Pinellas high school students made strong gains in reading this year, inspiring hope that some of their schools may shake the D grades that dog them.
Fifty-one percent of Pinellas ninth graders scored at their grade level or above on the Florida Comprehensive Assessment Test in reading, up 3 percentage points from last year, according to state results released Tuesday.
Meanwhile, 41 percent of 10th graders reached the same bar, up 4 percentage points.
The raw numbers put Pinellas above the state average, and the improvements outpaced the state and the other three districts around Tampa Bay.

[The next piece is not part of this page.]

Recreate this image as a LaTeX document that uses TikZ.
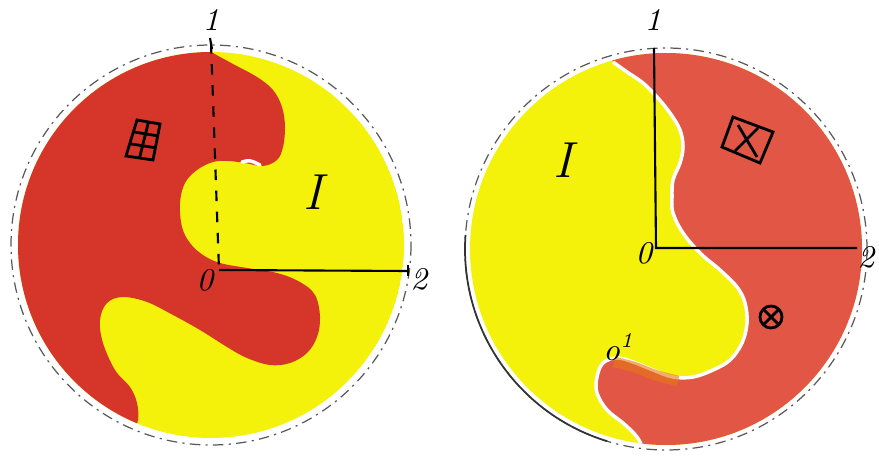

Reading "was definitely our emphasis this year," said Cathy Fleeger, the district's chief academic officer. "One year isn't very long, but I think we've got the formula down."
The upbeat news about Pinellas' struggling high schools — eight of 16 traditional high schools earned D grades last year, and one earned an F — was buried in a pile of FCAT data released under a cloud of controversy.
The results were delayed for more than a month because of database problems with testing contractor Pearson.
The state Department of Education already has fined the company over $3 million. But the company may be liable for nearly $12 million more. Despite the problems, Florida Education Commissioner Eric J. Smith said the department had "complete faith" in the accuracy of the scores.
Tuesday's release included FCAT results in reading, math, science and writing. The reading and math tests are given to students in grades 3 through 10; the science tests to students in grades 5, 8 and 11; and the writing test to students in grades 4, 8 and 10.
Two trends stood out, both in reading:
For years, elementary school students across the state made steady strides while students in upper grades made more modest progress. Now, to some extent, the reverse is happening. State reading scores were essentially flat or falling in lower grades this year, while scores for middle and high school students rose in every grade for the third straight year.
The year-to-year changes are small. Since 2005, for example, the number of ninth graders reading at grade level has moved from 36 to 48 percent, while the number of 10th graders doing the same has ticked up from 32 to 39 percent.
Smith was pleased with gains in upper grades, but said stalling in lower grades will require Florida to "redouble its efforts."
In Pinellas, results were mixed.
Reading scores were up in three grades, down in four and the same in one. Science scores were up in two grades and flat in one. Math scores were up in four and down in four.
In writing, 69 percent of fourth graders, 76 percent of eighth graders and 72 percent of 10th graders scored a 4 or above on a scale of 1-6. But state officials said the results can't be compared to past years because of changes in grading.
It remains to be seen how the bump in reading scores will affect the grades of high schools, which are expected at the end of the year. (As of this year, the formula used to grade high schools includes FCAT scores, graduation rates and other factors.) But principals and district officials are optimistic.
Ten of 16 high schools saw gains with ninth graders. Twelve saw gains with 10th graders. Eight saw gains with both.
Only Gibbs and Dixie Hollins did not make gains.
At Tarpon Springs High, which earned a D the past two years, the number of ninth graders at grade level or above climbed 12 percentage points to 62 percent, while the number of 10th graders reaching that bar increased 6 percentage points.
"The gains we've made ... give everybody hope that we're not too far from getting to a B or an A," said Tarpon Springs principal Clint Herbic.
Fleeger, the chief academic officer, credited three factors district wide: Putting full-time reading coaches in every D and F high school, making sure existing reading programs were followed to the letter and emphasizing that all teachers must help students read better.
Herbic said Tarpon Springs took two other steps:
It moved dozens of students out of electives and into remedial reading classes. Then assistant principal Wayne McKnight interviewed some 200 ninth and 10th graders who were not reading at grade level. Many told McKnight they didn't pass the FCAT last year because they just didn't try, Herbic said. But after talking to him, they said they would.
"It came down to someone making a connection with them," Herbic said.